Первостепенную роль для Шлейермахера играло понятие «общения», как личностного, так с помощью приобщения к памятникам культуры; герменевтика же для него была средством коммуникации. Это положение представляется чрезвычайно актуальным для нынешнего времени, когда количество средств коммуникаций неимоверно возросло, а личного общения становится все меньше. Для музыканта же актуально само определение герменевтики, данное философом, как «искусства» понимания.

Едва ли не основным моментом герменевтической методологии Шлейермахера является необходимость установки на максимальную идентификацию интерпретатора с художественным произведением, а, главное, с его автором. Кроме того, интерпретатор должен реконструировать понимание современными автору людьми, т. е. перенестись в ту эпоху, когда создавалось произведение. «Перед тем, как прибегнуть к искусству, – пишет Шлейермахер, – нужно (…) уподобиться автору объективно (изучив внутреннюю и внешнюю жизнь автора), однако этого можно добиться лишь путем «истолкования», изучая произведения автора и получая, таким образом, представление об авторском словаре, характере и обстоятельствах жизни» [2, 64–65]. Этот путь ставил задачу постижения изначальных значений художественного текста. По мысли философа, любое из них должно пониматься в изначальном контексте, т. к. произведение создано представителями определенной эпохи и для своих современников. При этом ученый утверждал, что смысл художественного текста никогда не сможет быть понятым до конца.

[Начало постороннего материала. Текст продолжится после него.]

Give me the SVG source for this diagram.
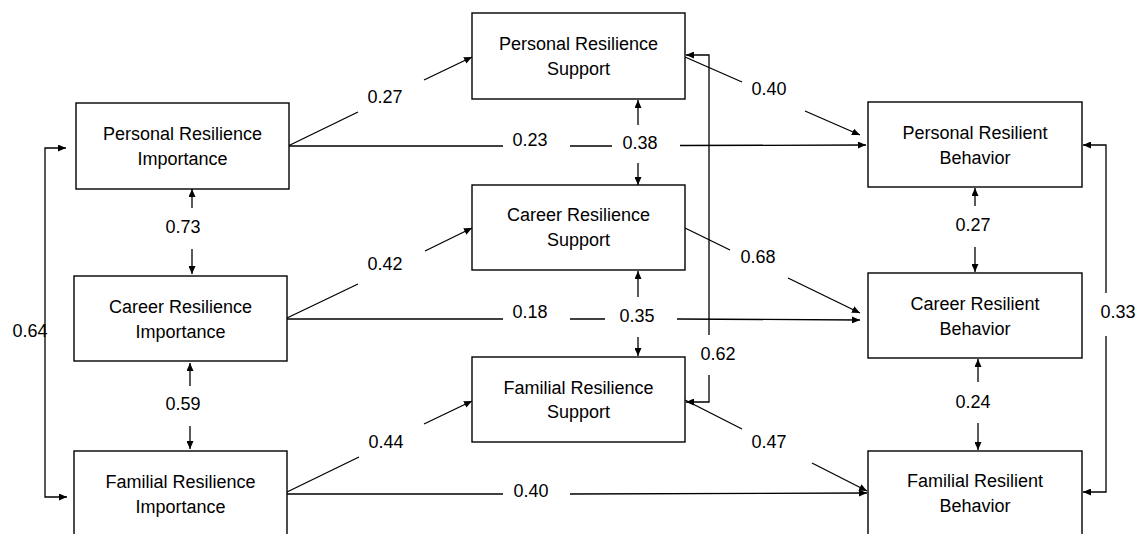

Казалось бы, последнее утверждение давало дорогу плюрализму интерпретации, который, однако, не реализовался в контексте шлейермахеровской парадигмы. Установка же на контекст авторской эпохи, выраженной в следующих словах ученого: «художественное произведение укоренено в своей почве, в своем окружении. Оно уже теряет свое значение, если вырвать его из этого окружения и передать в обращение, оно тогда напоминает нечто, что спасено из огня и теперь хранит следы ожогов [3, 111], чревата опасностью консервации произведения искусства, его короткой исторической жизни. Установка на реконструкцию изначального смысла авторского текста делает работу интерпретатора не творческой (что коренится в самом явлении понимания), а репродуктивной. Таким образом, в ту пору еще нет осознания диалектической роли интерпретации, когда произведение искусства, живя в культуре и обрастая новыми смыслами, остается, при этом, равным самому себе. Однако, многие мысли Шлейермахера остались актуальными и по сей день.

 

Нет однозначного мнения относительно того, имел ли право, по мнению Шлейермахера, интерпретатор вносить в текст свой собственный смысл. Однако ученый признавал, тем не менее, вслед за Кантом, что читатель может понять текст даже лучше, чем его автор. Для нас важно то, что в учении Шлейермахера утверждается идея диалога, которая по сей день остается актуальной.

Следующим этапом развития герменевтики является творчество Вильгельма Дильтея (1833–1911). Его позиция во многом продолжает шлейермехерскую: он, так же, как его предшественник, считает интуицию главным средством понимания художественного текста. Признавая большое значение интуитивному пониманию, ученый утверждал, что лишь интуитивно постигается целостность предмета, который должен быть рассмотрен долее уже с использованием логических средств. Солидаризируясь с мыслителями эпохи романтизма, он полагал, что интерпретатор может лучше понимать текст, чем его автор, которому не дано понять всю бесконечность и глубину своего творения. При этом основной задачей интерпретатора философ считал реконструкцию авторского смысла, т. к. автор, по его мнению, есть главная фигура интерпретации.